North Africa faces another year of drought-reduced harvests
For a second consecutive year, drought conditions are threatening to sharply reduce cereal production in most parts of North Africa. A recent GIEWS special alert on the crop situation in the sub-region warns that, in several areas of Morocco and Algeria, where almost no rain has fallen since January, farmers are facing the prospect of "total crop losses".
Although precise information on crop damage is not yet available, cereal production in the sub-region may fall to as low as 6 million tonnes. This would be 2 million tonnes less than last year's drought-reduced harvest, which was down more than 30 percent from the year before.

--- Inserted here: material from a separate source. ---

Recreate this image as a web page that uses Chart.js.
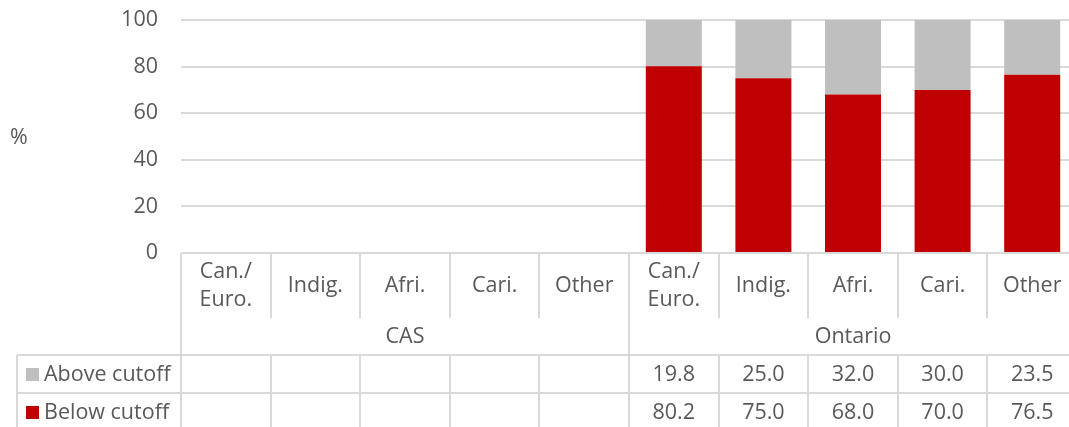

Last year's drought forced countries in the sub-region to draw from cereal stocks and increase their cereal imports by nearly 10 percent. Another shortfall in production this year would have to be made up almost entirely by imports, putting considerable additional strain on national budgets.
The drought conditions are also creating hardship for livestock producers, who are facing shortages of both water and fodder. The report warns that "this will have serious food security repercussions, particularly for small herders."
Although Morocco and Algeria have been the hardest hit by the dry weather, the GIEWS special alert notes that Tunisia and Libya are also facing uncertain crop prospects.
The report's one bright spot is Egypt, where the prospects are good for an above average cereal harvest. Unlike other North African countries, most of Egypt's wheat crop is grown under irrigation. This has spared the country from the wide fluctuations in cereal production caused by recurrent droughts in the sub-region over the last ten years.